On April 2, 2017, Nader asked Broidy to invoice his Dubai-based company for $2.5 million, according to someone familiar with the transaction who spoke on condition of anonymity.
On the same day, Broidy attached an invoice for that amount from Xiemen Investments Limited, a Canadian company directed by a friend. The money was forwarded to his own account in Los Angeles from the Canadian account, the person said. It was marked for consulting, marketing and advisory services, but was actually intended to fund Broidy’s Washington advocacy regarding Qatar, two people familiar with the transaction said. The financial transaction and the White House meetings were first reported by The New York Times.
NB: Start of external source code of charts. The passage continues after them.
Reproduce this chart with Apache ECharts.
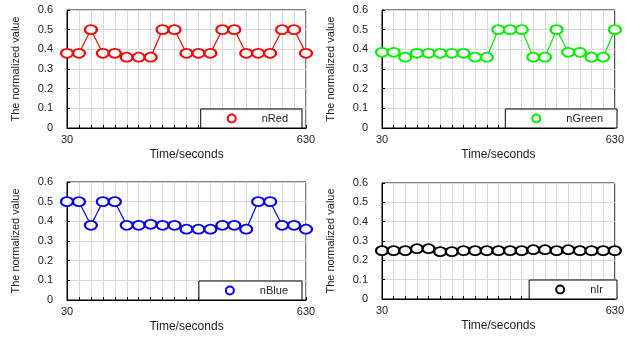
<!DOCTYPE html>
<html>
<head>
<meta charset="utf-8">
<script src="https://cdn.jsdelivr.net/npm/echarts@6/dist/echarts.min.js"></script>
<style>
  html, body { margin: 0; padding: 0; background: #fff; }
  #chart { width: 627px; height: 339px; }
</style>
</head>
<body>
<div id="chart"></div>
<script>
// time in seconds, one sample every 30 s
const times = [30, 60, 90, 120, 150, 180, 210, 240, 270, 300, 330, 360, 390, 420, 450, 480, 510, 540, 570, 600, 630];

const nRed = [0.38, 0.38, 0.50, 0.38, 0.38, 0.36, 0.36, 0.36, 0.50, 0.50, 0.38, 0.38, 0.38, 0.50, 0.50, 0.38, 0.38, 0.38, 0.50, 0.50, 0.38];
const nGreen = [0.385, 0.385, 0.36, 0.38, 0.38, 0.38, 0.38, 0.38, 0.36, 0.36, 0.50, 0.50, 0.50, 0.36, 0.36, 0.50, 0.385, 0.385, 0.36, 0.36, 0.50];
const nBlue = [0.50, 0.50, 0.38, 0.50, 0.50, 0.38, 0.38, 0.385, 0.38, 0.38, 0.36, 0.36, 0.36, 0.38, 0.38, 0.36, 0.50, 0.50, 0.38, 0.38, 0.36];
const nIr = [0.25, 0.25, 0.25, 0.26, 0.26, 0.245, 0.245, 0.25, 0.25, 0.25, 0.25, 0.25, 0.25, 0.255, 0.255, 0.25, 0.255, 0.25, 0.25, 0.25, 0.25];

const yTicks = [0, 0.1, 0.2, 0.3, 0.4, 0.5, 0.6];
const xTickLabels = [30, 630];

const panels = [
  { name: 'nRed', data: nRed, color: '#ff0000', grid: { left: 67, top: 10, width: 239, height: 118 } },
  { name: 'nGreen', data: nGreen, color: '#00ee00', grid: { left: 382, top: 10, width: 239, height: 118 } },
  { name: 'nBlue', data: nBlue, color: '#0000ff', grid: { left: 67, top: 182, width: 239, height: 118 } },
  { name: 'nIr', data: nIr, color: '#000000', grid: { left: 382, top: 183, width: 239, height: 116 } },
];

const chart = echarts.init(document.getElementById('chart'));
const font = 'Liberation Sans, Arial, sans-serif';

const option = {
  backgroundColor: '#fff',
  animation: false,
  grid: panels.map((p) => ({ ...p.grid, show: true, borderColor: '#000', borderWidth: 1, backgroundColor: 'transparent' })),
  xAxis: panels.map((p, i) => ({
    type: 'value',
    gridIndex: i,
    min: 30,
    max: 630,
    interval: 30,
    name: 'Time/seconds',
    nameLocation: 'middle',
    nameGap: 21,
    nameTextStyle: { fontFamily: font, fontSize: 12, color: '#222' },
    axisLine: { lineStyle: { color: '#000' } },
    axisTick: { inside: true, length: 3, lineStyle: { color: '#000' } },
    axisLabel: {
      margin: 6,
      fontFamily: font,
      fontSize: 11,
      color: '#222',
      formatter: (v) => (xTickLabels.includes(v) ? String(v) : ''),
    },
    splitLine: { show: true, lineStyle: { color: '#d9d9d9', width: 1 } },
  })),
  yAxis: panels.map((p, i) => ({
    type: 'value',
    gridIndex: i,
    min: yTicks[0],
    max: yTicks[yTicks.length - 1],
    interval: 0.1,
    name: 'The normalized value',
    nameLocation: 'middle',
    nameGap: 46,
    nameTextStyle: { fontFamily: font, fontSize: 11, color: '#222' },
    axisLine: { show: true, lineStyle: { color: '#000' } },
    axisTick: { show: true, inside: true, length: 3, lineStyle: { color: '#000' } },
    axisLabel: {
      margin: 14,
      fontFamily: font,
      fontSize: 11,
      color: '#222',
      formatter: (v) => (v === 0 ? '0' : v.toFixed(1)),
    },
    splitLine: { show: true, lineStyle: { color: '#d9d9d9', width: 1 } },
  })),
  legend: panels.map((p) => ({
    data: [{ name: p.name, icon: 'emptyCircle' }],
    right: 627 - (p.grid.left + p.grid.width) + 4,
    top: p.grid.top + p.grid.height - 19,
    padding: [4, 14, 4, 26],
    borderColor: '#000',
    borderWidth: 1,
    backgroundColor: '#fff',
    itemWidth: 10,
    itemHeight: 8,
    itemStyle: { borderWidth: 1.5 },
    textStyle: { fontFamily: font, fontSize: 11, color: '#222', padding: [0, 0, 0, 20] },
  })),
  series: panels.map((p, i) => ({
    name: p.name,
    type: 'line',
    xAxisIndex: i,
    yAxisIndex: i,
    data: times.map((t, k) => [t, p.data[k]]),
    symbol: 'emptyCircle',
    symbolSize: [12, 9],
    color: p.color,
    lineStyle: { color: p.color, width: 1.2 },
    itemStyle: { color: p.color, borderWidth: 1.5 },
  })),
};

chart.setOption(option);
</script>
</body>
</html>
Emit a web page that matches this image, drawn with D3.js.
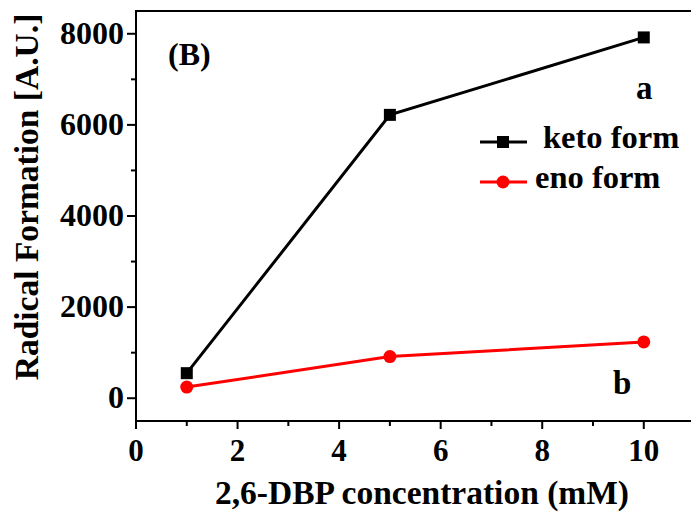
<!doctype html>
<html lang="en">
<head>
<meta charset="utf-8">
<title>Radical formation</title>
<style>
  body { margin: 0; background: #fff; }
  text { font-family: "Liberation Serif", "Times New Roman", serif; font-weight: bold; }
</style>
</head>
<body>
<script src="https://d3js.org/d3.v7.min.js"></script>
<script>
// data
var concentrations = [1, 5, 10];
var ketoValues = [550, 6220, 7920];
var enoValues = [245, 915, 1235];
var xTicks = [0, 2, 4, 6, 8, 10];
var yTicks = [0, 2000, 4000, 6000, 8000];

var w = 691, h = 512;
var mLeft = 136, mRight = 691, mTop = 11, mBottom = 421;

var svg = d3.select("body").append("svg")
  .attr("width", w).attr("height", h);

var x = d3.scaleLinear().domain([0, 10.93]).range([mLeft, mRight]);
var y = d3.scaleLinear().domain([-500, 8500]).range([mBottom, mTop]);

// frame (left + top, right side is cut off)
svg.append("path")
  .attr("d", "M" + mLeft + "," + mBottom + "V" + mTop + "H" + (mRight + 2))
  .attr("fill", "none").attr("stroke", "#000").attr("stroke-width", 2);

// x axis
var xAxis = svg.append("g").attr("transform", "translate(0," + mBottom + ")");
xAxis.append("line").attr("x1", mLeft).attr("x2", mRight)
  .attr("stroke", "#000").attr("stroke-width", 2);
d3.range(0, 11, 1).forEach(function(v) {
  xAxis.append("line")
    .attr("x1", x(v)).attr("x2", x(v))
    .attr("y1", 0).attr("y2", v % 2 === 0 ? 8 : 5)
    .attr("stroke", "#000").attr("stroke-width", 2);
});
xAxis.selectAll("text").data(xTicks).enter().append("text")
  .attr("x", function(d) { return x(d); })
  .attr("y", 40)
  .attr("text-anchor", "middle")
  .attr("font-size", 31)
  .text(function(d) { return d; });

// y axis
var yAxis = svg.append("g");
d3.range(0, 8001, 1000).forEach(function(v) {
  yAxis.append("line")
    .attr("x1", mLeft).attr("x2", mLeft - (v % 2000 === 0 ? 9 : 5))
    .attr("y1", y(v)).attr("y2", y(v))
    .attr("stroke", "#000").attr("stroke-width", 2);
});
yAxis.selectAll("text").data(yTicks).enter().append("text")
  .attr("x", mLeft - 12)
  .attr("y", function(d) { return y(d) + 10; })
  .attr("text-anchor", "end")
  .attr("font-size", 32)
  .text(function(d) { return d; });

// axis titles
svg.append("text")
  .attr("x", 422).attr("y", 504)
  .attr("text-anchor", "middle")
  .attr("font-size", 33.5)
  .text("2,6-DBP concentration (mM)");
svg.append("text")
  .attr("transform", "translate(38,197) rotate(-90)")
  .attr("text-anchor", "middle")
  .attr("font-size", 33.5)
  .text("Radical Formation [A.U.]");

// series
var line = d3.line()
  .x(function(d) { return x(d[0]); })
  .y(function(d) { return y(d[1]); });

var keto = d3.zip(concentrations, ketoValues);
var eno = d3.zip(concentrations, enoValues);

svg.append("path").datum(keto).attr("d", line)
  .attr("fill", "none").attr("stroke", "#000").attr("stroke-width", 3);
svg.append("path").datum(eno).attr("d", line)
  .attr("fill", "none").attr("stroke", "#ff0000").attr("stroke-width", 3);

svg.selectAll("rect.keto").data(keto).enter().append("rect")
  .attr("class", "keto")
  .attr("x", function(d) { return x(d[0]) - 6; })
  .attr("y", function(d) { return y(d[1]) - 6; })
  .attr("width", 12).attr("height", 12)
  .attr("fill", "#000");
svg.selectAll("circle.eno").data(eno).enter().append("circle")
  .attr("class", "eno")
  .attr("cx", function(d) { return x(d[0]); })
  .attr("cy", function(d) { return y(d[1]); })
  .attr("r", 6.5)
  .attr("fill", "#ff0000");

// legend
var lg = svg.append("g");
lg.append("line").attr("x1", 480).attr("x2", 527).attr("y1", 142).attr("y2", 142)
  .attr("stroke", "#000").attr("stroke-width", 3);
lg.append("rect").attr("x", 497).attr("y", 136).attr("width", 12).attr("height", 12).attr("fill", "#000");
lg.append("text").attr("x", 543).attr("y", 148).attr("font-size", 32.5).text("keto form");
lg.append("line").attr("x1", 480).attr("x2", 527).attr("y1", 182).attr("y2", 182)
  .attr("stroke", "#ff0000").attr("stroke-width", 3);
lg.append("circle").attr("cx", 503).attr("cy", 182).attr("r", 6.5).attr("fill", "#ff0000");
lg.append("text").attr("x", 535).attr("y", 188).attr("font-size", 32.5).text("eno form");

// annotations
svg.append("text").attr("x", 168).attr("y", 65).attr("font-size", 32).text("(B)");
svg.append("text").attr("x", 636).attr("y", 99).attr("font-size", 33).text("a");
svg.append("text").attr("x", 613).attr("y", 394).attr("font-size", 33).text("b");
</script>
</body>
</html>
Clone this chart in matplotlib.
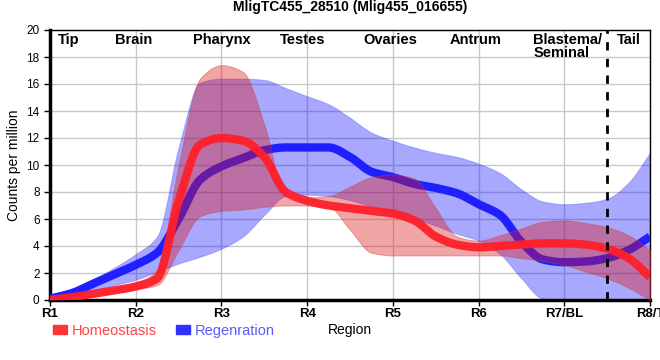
import numpy as np
import matplotlib.pyplot as plt
from matplotlib.patches import Patch

plt.rcParams['font.family'] = ['Liberation Sans', 'DejaVu Sans']

# 1. DATA (tiap 1/4 region)
region_ticks = ["R1", "R2", "R3", "R4", "R5", "R6", "R7/BL", "R8/T"]
pos = np.arange(0, 7.01, 0.25)

homeo_mean = [0.0, 0.2, 0.45, 0.7, 1.0, 1.6, 7.3, 11.5, 12.0, 11.8, 10.6, 8.0, 7.35, 7.0, 6.8,
              6.6, 6.4, 5.9, 4.7, 4.1, 3.9, 4.0, 4.1, 4.2, 4.2, 4.1, 3.8, 3.1, 1.7]
homeo_upper = [0.1, 0.3, 0.6, 0.9, 1.3, 2.2, 10.0, 16.4, 17.4, 16.9, 13.0, 7.7, 7.6, 7.7, 8.4,
               9.1, 9.3, 9.0, 6.8, 4.7, 4.4, 4.8, 5.3, 5.8, 5.9, 5.7, 5.4, 4.8, 3.7]
homeo_lower = [0.0, 0.1, 0.3, 0.55, 0.8, 1.1, 3.7, 6.2, 6.6, 6.7, 6.9, 7.0, 7.0, 6.9, 5.2,
               3.5, 3.3, 3.3, 3.3, 3.3, 3.3, 3.3, 3.1, 2.9, 2.6, 2.1, 1.6, 0.9, 0.0]

regen_mean = [0.1, 0.5, 1.2, 1.9, 2.6, 3.5, 6.0, 8.9, 9.9, 10.5, 11.1, 11.3, 11.3, 11.3, 10.6,
              9.5, 9.1, 8.6, 8.3, 7.9, 7.1, 6.3, 4.3, 3.0, 2.8, 2.85, 3.1, 3.7, 4.7]
regen_upper = [0.2, 0.7, 1.5, 2.4, 3.4, 4.7, 11.3, 16.1, 16.4, 16.4, 16.3, 15.7, 15.1, 14.5, 13.5,
               12.4, 11.8, 11.3, 10.9, 10.6, 10.1, 9.4, 8.2, 7.3, 7.1, 7.2, 7.5, 8.7, 10.9]
regen_lower = [0.05, 0.3, 0.7, 1.1, 1.5, 2.1, 2.7, 3.2, 3.8, 4.7, 6.3, 7.7, 7.8, 7.7, 7.4,
               6.9, 6.3, 6.0, 5.5, 4.9, 4.4, 3.4, 1.6, 0.1, 0.0, 0.0, 0.0, 0.0, 0.0]

region_names = ["Tip", "Brain", "Pharynx", "Testes", "Ovaries", "Antrum", "Blastema/\nSeminal", "Tail"]
name_x = [0.22, 0.97, 2.0, 2.95, 3.97, 4.97, 5.64, 6.75]
name_ha = ["center"] * 6 + ["left", "center"]

red_line = "#ff1f2a"
blue_line = "#1f1fff"


def smooth(x, y, n=12):
    """Kurva halus (monotone cubic Hermite) hanya untuk tampilan garis."""
    x = np.asarray(x, float)
    y = np.asarray(y, float)
    h = np.diff(x)
    d = np.diff(y) / h
    m = np.zeros_like(y)
    m[0], m[-1] = d[0], d[-1]
    for k in range(1, len(y) - 1):
        if d[k - 1] * d[k] > 0:
            w1 = 2 * h[k] + h[k - 1]
            w2 = h[k] + 2 * h[k - 1]
            m[k] = (w1 + w2) / (w1 / d[k - 1] + w2 / d[k])
    xs, ys = [], []
    for k in range(len(h)):
        t = np.linspace(0, 1, n, endpoint=False)
        h00 = 2 * t**3 - 3 * t**2 + 1
        h10 = t**3 - 2 * t**2 + t
        h01 = -2 * t**3 + 3 * t**2
        h11 = t**3 - t**2
        xs.append(x[k] + t * h[k])
        ys.append(h00 * y[k] + h10 * h[k] * m[k] + h01 * y[k + 1] + h11 * h[k] * m[k + 1])
    xs.append([x[-1]])
    ys.append([y[-1]])
    return np.concatenate(xs), np.concatenate(ys)


# 2. PLOT
fig = plt.figure(figsize=(6.6, 3.6), dpi=100)
ax = fig.add_axes([50 / 660, 60 / 360, 600 / 660, 270 / 360])

xs, rl = smooth(pos, regen_lower)
_, ru = smooth(pos, regen_upper)
_, rm = smooth(pos, regen_mean)
_, hl = smooth(pos, homeo_lower)
_, hu = smooth(pos, homeo_upper)
_, hm = smooth(pos, homeo_mean)

ax.fill_between(xs, rl, ru, color="#0000ff", alpha=0.34,
                edgecolor="#5050ff", linewidth=0.8, zorder=2)
ax.plot(xs, rm, color=blue_line, linewidth=6, solid_joinstyle="round",
        solid_capstyle="butt", zorder=3)
ax.fill_between(xs, hl, hu, color="#dc1414", alpha=0.38,
                edgecolor="#d04040", linewidth=0.8, zorder=4)
ax.plot(xs, hm, color=red_line, linewidth=6, alpha=0.95, solid_joinstyle="round",
        solid_capstyle="butt", zorder=5)

ax.axvline(6.5, color="black", linestyle=(0, (3, 3)), linewidth=2, zorder=6)

for name, x, ha in zip(region_names, name_x, name_ha):
    ax.text(x, 19.8, name, ha=ha, va="top", fontsize=10.5, fontweight="bold",
            linespacing=0.95, zorder=7)

ax.set_xlim(0, 7)
ax.set_ylim(0, 20)
ax.set_xticks(range(len(region_ticks)))
ax.set_xticklabels(region_ticks, fontsize=9.5, fontweight="bold")
ax.set_yticks(range(0, 21, 2))
ax.tick_params(axis="y", labelsize=8.5, length=4, width=1)
ax.tick_params(axis="x", length=4, width=1, pad=2)
ax.grid(color="#c8c8c8", linewidth=1, zorder=0)
ax.set_axisbelow(True)

for side in ["left", "bottom"]:
    ax.spines[side].set_linewidth(2.5)
for side in ["top", "right"]:
    ax.spines[side].set_linewidth(1)

ax.set_ylabel("Counts per million", fontsize=10, labelpad=4)
ax.set_xlabel("Region", fontsize=10, labelpad=2)
ax.set_title("MligTC455_28510 (Mlig455_016655)", fontsize=10, fontweight="bold", pad=14)

handles = [Patch(color="#ff3535", label="Homeostasis"),
           Patch(color="#3030ff", label="Regenration")]
fig.legend(handles=handles, loc="lower left", bbox_to_anchor=(0.06, 0.025), ncol=2,
           frameon=False, fontsize=10.5, handlelength=1.0, handleheight=0.6,
           handletextpad=0.3, columnspacing=1.3, labelcolor=["#ff4545", "#5a5aff"])

plt.savefig("out.png", dpi=100)
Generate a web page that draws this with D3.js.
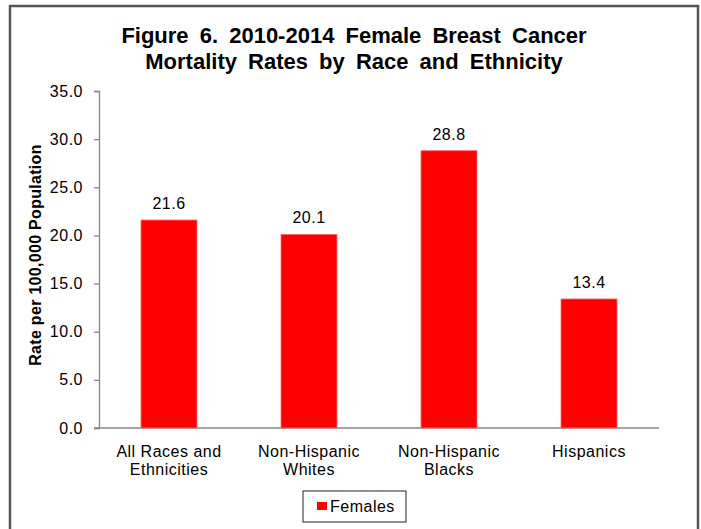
<!DOCTYPE html>
<html>
<head>
<meta charset="utf-8">
<script src="https://cdn.jsdelivr.net/npm/d3@7"></script>
<style>
  body { margin: 0; background: #fff; }
  text { font-family: "Liberation Sans", Arial, sans-serif; fill: #000; }
</style>
</head>
<body>
<div id="container"></div>
<script>
var categories = [["All Races and", "Ethnicities"], ["Non-Hispanic", "Whites"], ["Non-Hispanic", "Blacks"], ["Hispanics"]]
var females = [21.6, 20.1, 28.8, 13.4]
var yTicks = [0, 5, 10, 15, 20, 25, 30, 35]
var titleLines = ["Figure 6. 2010-2014 Female Breast Cancer", "Mortality Rates by Race and Ethnicity"]
var yLabel = "Rate per 100,000 Population"
var seriesName = "Females"

var scene_width = 701, scene_height = 529
var plot = {left: 99, right: 659, top: 91, bottom: 428}

var svg = d3.select('#container').append('svg')
    .attr('width', scene_width)
    .attr('height', scene_height)

// outer frame
svg.append('rect')
    .attr('x', 10).attr('y', 6)
    .attr('width', 688).attr('height', 530)
    .attr('fill', 'none')
    .attr('stroke', '#555')
    .attr('stroke-width', 2.5)

// title
svg.append('g').selectAll('text')
    .data(titleLines)
    .join('text')
    .attr('x', 354)
    .attr('y', (d, i) => 43 + i * 26)
    .attr('text-anchor', 'middle')
    .style('font-size', '22px')
    .style('font-weight', 'bold')
    .style('word-spacing', '5px')
    .text(d => d)

var x = d3.scaleBand()
    .domain(d3.range(categories.length))
    .range([plot.left, plot.right])
    .paddingInner(0.6)
    .paddingOuter(0.3)

var y = d3.scaleLinear()
    .domain([0, 35])
    .range([plot.bottom, plot.top])

// y axis
var yAxis = svg.append('g')
    .attr('transform', 'translate(' + plot.left + ',0)')
    .call(d3.axisLeft(y).tickValues(yTicks).tickSize(5).tickPadding(11).tickFormat(d3.format('.1f')))
yAxis.select('.domain').attr('stroke', '#868686').attr('stroke-width', 1.3)
yAxis.selectAll('.tick line').attr('stroke', '#868686').attr('stroke-width', 1.3)
yAxis.selectAll('.tick text')
    .style('font-family', '"Liberation Sans", Arial, sans-serif')
    .style('font-size', '16px')
    .style('letter-spacing', '0.5px')
    .attr('fill', '#000')

// x axis line
svg.append('line')
    .attr('x1', plot.left - 5).attr('x2', plot.right)
    .attr('y1', y(0)).attr('y2', y(0))
    .attr('stroke', '#868686')
    .attr('stroke-width', 1.5)

// bars
svg.append('g').selectAll('rect')
    .data(females)
    .join('rect')
    .attr('x', (d, i) => x(i))
    .attr('y', d => y(d))
    .attr('width', x.bandwidth())
    .attr('height', d => y(0) - y(d))
    .attr('fill', '#ff0000')
    .attr('stroke', '#ff6a6a')
    .attr('stroke-width', 0.8)

// value labels
svg.append('g').selectAll('text')
    .data(females)
    .join('text')
    .attr('x', (d, i) => x(i) + x.bandwidth() / 2)
    .attr('y', d => y(d) - 11)
    .attr('text-anchor', 'middle')
    .style('font-size', '16px')
    .style('letter-spacing', '0.5px')
    .text(d => d.toFixed(1))

// category labels
categories.forEach(function(lines, i) {
    svg.append('text')
        .attr('x', x(i) + x.bandwidth() / 2)
        .attr('y', 457)
        .attr('text-anchor', 'middle')
        .style('font-size', '16px')
        .style('letter-spacing', '0.5px')
        .selectAll('tspan')
        .data(lines)
        .join('tspan')
        .attr('x', x(i) + x.bandwidth() / 2)
        .attr('dy', (d, j) => j === 0 ? 0 : 18)
        .text(d => d)
})

// y axis title
svg.append('text')
    .attr('transform', 'translate(41,255) rotate(-90)')
    .attr('text-anchor', 'middle')
    .style('font-size', '16px')
    .style('font-weight', 'bold')
    .style('letter-spacing', '0.3px')
    .text(yLabel)

// legend
var legend = svg.append('g')
legend.append('rect')
    .attr('x', 303).attr('y', 491)
    .attr('width', 103).attr('height', 31)
    .attr('fill', '#fff')
    .attr('stroke', '#222')
    .attr('stroke-width', 1)
legend.append('rect')
    .attr('x', 317).attr('y', 502)
    .attr('width', 10).attr('height', 8)
    .attr('fill', '#ff0000')
legend.append('text')
    .attr('x', 330).attr('y', 512)
    .style('font-size', '16px')
    .style('letter-spacing', '0.5px')
    .text(seriesName)
</script>
</body>
</html>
It was in May 2017 that Rep. Royce appeared at a conference to discuss Qatar’s ties to the Muslim Brotherhood and announced sanctions naming Qatar as sponsors of terrorism.
Broidy set up and funded that conference, after contacting the think tank group, the Foundation for the Defense of Democracies, who were sponsors.
He also contributed to a second such conference in October.
Campaign finance records going back two decades show Broidy had not given any money to Royce — until he gave the lawmaker a pair of $2,700 donations on July 31, 2017.
By then, the sanctions bill was on a fast track.
The original draft considered by the Foreign Affairs Committee contained language singling out Qatar as a supporter of Hamas, a Palestinian organization that has been designated as a terrorist group by the U.S. State Department.
“Hamas has received significant financial and military support from Qatar,” the draft bill states.
Soon Qatar was lobbying hard to have that language excised. Nikki Haley, U.S. ambassador to the United Nations, declared in a statement to the committee that Qatar does not fund Hamas.
There was an apparent rethinking of the language in the bill, regarding Qatar, and a bipartisan agreement to remove the language, as lawmakers did not want to exacerbate the ongoing tensions in the Gulf, by having it appear they were taking sides.
Just before the bill was to be put up for a vote, Royce reinstated the language, and made it even tougher. The bill was passed in November, catching the Qatari government off-guard, as they thought the matter had been settled.
And by a massive coincidence, Broidy’s company signed a hefty contract in January with the UAE to work on intelligence gathering.
I told you earlier today to remember Elliott Broidy’s name. More will likely come from this.